Hazem Saghieh
TT

The Struggle over Beirut’s History

Some Lebanese are taking refuge in nostalgia today, as usually happens when one feels that a phase is ending and a way of life is waning. Their current nostalgia revolves around Beirut, their capital. The period they are feeling nostalgic for, their belle époque, is the 1960s in particular.

This decade, while it is appealing universally, is emphatically appealing to the Lebanese. It extends from the settlement reached by the United States and Egypt that made Fouad Chehab president in 1958 until the 1967 war and the subsequent tensions at the border with Israel after the Palestinian resistance was established. The subsequent 1969 Cairo Agreement that announced the state's duality was the climax and the end.

This decade witnessed the flourishing of Lebanese capitalism and its expansion to the peripheries of the country, but it was also characterized by a relatively large degree of stability, an expansion of the middle class and Beirut’s presence, at the same time, at the heart of the world. In that decade, the city seemed simultaneously charming and enchanted.

However, in the Lebanese’ divergent interpretations of their “belle époque”, we find yet another manifestation of their sectarian and cultural contentions. For each of them chooses reasons and meanings different to those of the others. Among the various interpretations, today, two have a strong and somewhat clamorous presence.

We have a touristic folkloric tale that presents Beirut as a city for foreign visitors, providing them with hotels, cafes, banks and entertainment. Beirut, in this story, is not the capital of every region, including the miserable ones in the south, north and Bekaa, nor is it walled with poor people who were its belt of misery. It is only the capital of a few archaeological sites in Baalbek, Jbeil and Sidon, as well as a few ski resorts in Faqra and Laqlouq. As for the city's makers, they are but a mere handful of the patrons of the tourism and hospitality industries who host musicians and foreign actors and organize folkloric festivals, theater performances and concerts. Bankers and businessmen are the most prominent among them, accompanied by their “velvet salon madams", the crème de la crème.

The counter-narrative to the tourist tale is one of arms; Beirut had become what it became because it welcomed fighters, wrote about fighters, or held demonstrations that called for one sort of conflict or another. According to this story, Beirut is the city that adored Gamal Abdel Nasser and in which the novelist who was assassinated by Israel, Ghassan Kanafani, resided. George Habash and Wadih Haddad, the founders of the Arab Nationalist Movement and the Popular Front for the Liberation of Palestine graduated from its American university, where an Arab Nationalist ideologue, Constantine Zuriek, gave classes.

The tourism narrative is traditionally a Christian one. It was inherited, during the Rafik Hariri era, by the Sunnis, who added an emphasis on construction and reconstruction. The arms narrative, traditionally Sunni, was inherited by the Shiites during the Hezbollah era. They changed its figures and events without altering the centrality of struggle and resistance. Some of its eloquent narrators were brought up in Arab Nationalist and Palestinian parties.

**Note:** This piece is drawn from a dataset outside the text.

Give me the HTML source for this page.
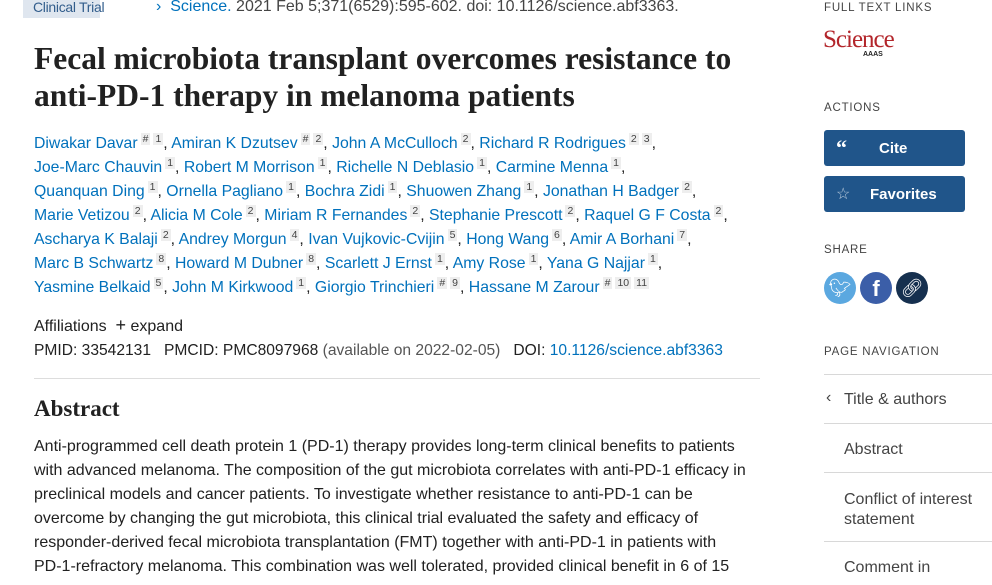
<!DOCTYPE html>
<html><head><meta charset="utf-8"><style>
*{margin:0;padding:0;box-sizing:border-box}
body{width:992px;height:585px;overflow:hidden;background:#fff;font-family:"Liberation Sans",sans-serif;color:#212121;position:relative}
.a{position:absolute;white-space:nowrap}
a{color:#0071bc;text-decoration:none}
.au{font-size:15.8px;left:34px;line-height:24px}
sup{font-size:10.5px;color:#444;background:#eee;padding:0 2px;margin-left:3px;vertical-align:6px;line-height:12px}
.ab{left:34px;font-size:16px;line-height:24px}
.side-h{left:824px;font-size:11.5px;letter-spacing:.8px;color:#444}
.btn{position:absolute;left:824px;width:141px;height:36px;background:#20558a;border-radius:3px;color:#fff;font-weight:bold;font-size:15px}
.nav{position:absolute;left:824px;width:168px;border-top:1px solid #d8d8d8;font-size:16px;color:#444;padding-left:20px}
</style></head><body>
<div class="a" style="left:23px;top:-6px;width:77px;height:24px;background:#dfe6ef;color:#325d8c;font-size:14px;padding:5px 0 0 10px;letter-spacing:-0.3px">Clinical Trial</div>
<div class="a" style="left:156px;top:-2px;font-size:16px;color:#444"><a href="#">&#8250;&nbsp; Science.</a> 2021 Feb 5;371(6529):595-602. doi: 10.1126/science.abf3363.</div>
<h1 class="a" style="left:34px;top:40px;font-family:'Liberation Serif',serif;font-size:31.5px;line-height:37px;font-weight:bold;color:#212121">Fecal microbiota transplant overcomes resistance to<br>anti-PD-1 therapy in melanoma patients</h1>
<div class="a au" style="top:132px"><a href="#">Diwakar Davar</a><sup>#</sup><sup>1</sup>, <a href="#">Amiran K Dzutsev</a><sup>#</sup><sup>2</sup>, <a href="#">John A McCulloch</a><sup>2</sup>, <a href="#">Richard R Rodrigues</a><sup>2</sup><sup>3</sup>,</div>
<div class="a au" style="top:156px"><a href="#">Joe-Marc Chauvin</a><sup>1</sup>, <a href="#">Robert M Morrison</a><sup>1</sup>, <a href="#">Richelle N Deblasio</a><sup>1</sup>, <a href="#">Carmine Menna</a><sup>1</sup>,</div>
<div class="a au" style="top:180px"><a href="#">Quanquan Ding</a><sup>1</sup>, <a href="#">Ornella Pagliano</a><sup>1</sup>, <a href="#">Bochra Zidi</a><sup>1</sup>, <a href="#">Shuowen Zhang</a><sup>1</sup>, <a href="#">Jonathan H Badger</a><sup>2</sup>,</div>
<div class="a au" style="top:204px"><a href="#">Marie Vetizou</a><sup>2</sup>, <a href="#">Alicia M Cole</a><sup>2</sup>, <a href="#">Miriam R Fernandes</a><sup>2</sup>, <a href="#">Stephanie Prescott</a><sup>2</sup>, <a href="#">Raquel G F Costa</a><sup>2</sup>,</div>
<div class="a au" style="top:228px"><a href="#">Ascharya K Balaji</a><sup>2</sup>, <a href="#">Andrey Morgun</a><sup>4</sup>, <a href="#">Ivan Vujkovic-Cvijin</a><sup>5</sup>, <a href="#">Hong Wang</a><sup>6</sup>, <a href="#">Amir A Borhani</a><sup>7</sup>,</div>
<div class="a au" style="top:252px"><a href="#">Marc B Schwartz</a><sup>8</sup>, <a href="#">Howard M Dubner</a><sup>8</sup>, <a href="#">Scarlett J Ernst</a><sup>1</sup>, <a href="#">Amy Rose</a><sup>1</sup>, <a href="#">Yana G Najjar</a><sup>1</sup>,</div>
<div class="a au" style="top:276px"><a href="#">Yasmine Belkaid</a><sup>5</sup>, <a href="#">John M Kirkwood</a><sup>1</sup>, <a href="#">Giorgio Trinchieri</a><sup>#</sup><sup>9</sup>, <a href="#">Hassane M Zarour</a><sup>#</sup><sup>10</sup><sup>11</sup></div>
<div class="a" style="left:34px;top:315px;font-size:16px">Affiliations &nbsp;<span style="font-size:18px">+</span> expand</div>
<div class="a" style="left:34px;top:342px;font-size:15.6px">PMID: 33542131 &nbsp;&nbsp;PMCID: PMC8097968 <span style="color:#555">(available on 2022-02-05)</span> &nbsp;&nbsp;DOI: <a href="#">10.1126/science.abf3363</a></div>
<div class="a" style="left:34px;top:378px;width:726px;border-top:1px solid #ddd"></div>
<h2 class="a" style="left:34px;top:396px;font-family:'Liberation Serif',serif;font-size:23px;font-weight:bold">Abstract</h2>
<div class="a ab" style="top:435px">Anti-programmed cell death protein 1 (PD-1) therapy provides long-term clinical benefits to patients</div>
<div class="a ab" style="top:459px">with advanced melanoma. The composition of the gut microbiota correlates with anti-PD-1 efficacy in</div>
<div class="a ab" style="top:483px">preclinical models and cancer patients. To investigate whether resistance to anti-PD-1 can be</div>
<div class="a ab" style="top:507px">overcome by changing the gut microbiota, this clinical trial evaluated the safety and efficacy of</div>
<div class="a ab" style="top:531px">responder-derived fecal microbiota transplantation (FMT) together with anti-PD-1 in patients with</div>
<div class="a ab" style="top:555px">PD-1-refractory melanoma. This combination was well tolerated, provided clinical benefit in 6 of 15</div>

<div class="a side-h" style="top:2px">FULL TEXT LINKS</div>
<div class="a" style="left:823px;top:26px;font-family:'Liberation Serif',serif;font-size:25px;color:#b3262b;letter-spacing:-1px">Science<div style="position:absolute;left:40px;top:25px;font-family:'Liberation Sans';font-size:7px;color:#222;letter-spacing:0;font-weight:bold">AAAS</div></div>
<div class="a side-h" style="top:102px">ACTIONS</div>
<div class="btn" style="top:130px"><span style="position:absolute;left:12px;top:7px;font-family:'Liberation Serif';font-size:22px;line-height:22px">“</span><span style="position:absolute;left:55px;top:10px">Cite</span></div>
<div class="btn" style="top:176px"><span style="position:absolute;left:12px;top:8px;font-size:16px;font-weight:normal;color:#bcd">☆</span><span style="position:absolute;left:46px;top:10px">Favorites</span></div>
<div class="a side-h" style="top:244px">SHARE</div>
<div class="a" style="left:824px;top:272px;width:32px;height:32px;border-radius:50%;background:#5ba8e0;color:#fff;text-align:center;font-size:18px;line-height:32px">🐦︎</div>
<div class="a" style="left:860px;top:272px;width:32px;height:32px;border-radius:50%;background:#3b5ea8;color:#fff;text-align:center;font-weight:bold;font-size:22px;line-height:34px">f</div>
<div class="a" style="left:896px;top:272px;width:32px;height:32px;border-radius:50%;background:#16304f;color:#fff;text-align:center;font-size:18px;line-height:32px">🔗︎</div>
<div class="a side-h" style="top:346px">PAGE NAVIGATION</div>
<div class="nav" style="top:374px;height:44px;padding-top:16px"><span style="position:absolute;left:2px;top:14px">&#8249;</span>Title &amp; authors</div>
<div class="nav" style="top:423px;height:48px;padding-top:17px">Abstract</div>
<div class="nav" style="top:472px;height:62px;padding-top:17px;line-height:20px">Conflict of interest<br>statement</div>
<div class="nav" style="top:541px;height:44px;padding-top:17px">Comment in</div>
</body></html>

In fact, the Beirut of the 1960s is bigger than either narrative makes it out to be. Each of them only tells of fragments of its many parts. The city was not made by businessmen and notables, even with the benevolent efforts on the part of some among them. Their role is dwarfed by the role of those among its sons and immigrants from the peripheries and the outside who worked and toiled, becoming its sons themselves.

Moreover, one of the reasons for Beirut's importance and uniqueness was its role in creating a welcoming society, receiving and embracing strangers and making them feel that they had become part of its fabric. Of course, Beirut is not a demonstration or two or 20 demonstrations, though these mobilizations sometimes manifested the city's vitality and democratic opposition, or the desire of those who felt alienated from it to integrate into it. As for the idea that Beirut could be summed up in one or two plays calling for "arming the masses" (who, fortunately, were not armed at the time), this does not even summarize its theater, let alone the city itself.

The city was, at the same time, its cafés, hotels, restaurants, banks, hospitals, newspapers, publishing houses, universities, cinemas and theaters, those who supported the authorities and those who opposed them, resistance and defeatism and right and left. The Arab intellectuals enthusiastic about fighting a certain enemy flocked to it as did Arab capitalists smuggling their capital out of the countries ruled by militant nationalist regimes with a certain love for arms. Arab and Western tourists came as well. Its Lebanese university produced a new elite that broke the sectarian and territorial centrality of Christian Mount Lebanon, and its American, Jesuit and Arab universities opened it up to the various sources of education from the region and the world, and consequently to the world's many markets, allowing its students to meet each of these markets’ requisites and demands. If we were to sum it up in one word, it would be freedom. This exactly what creates our nostalgia revolves around Beirut, regardless of the parties’ different interpretations of it.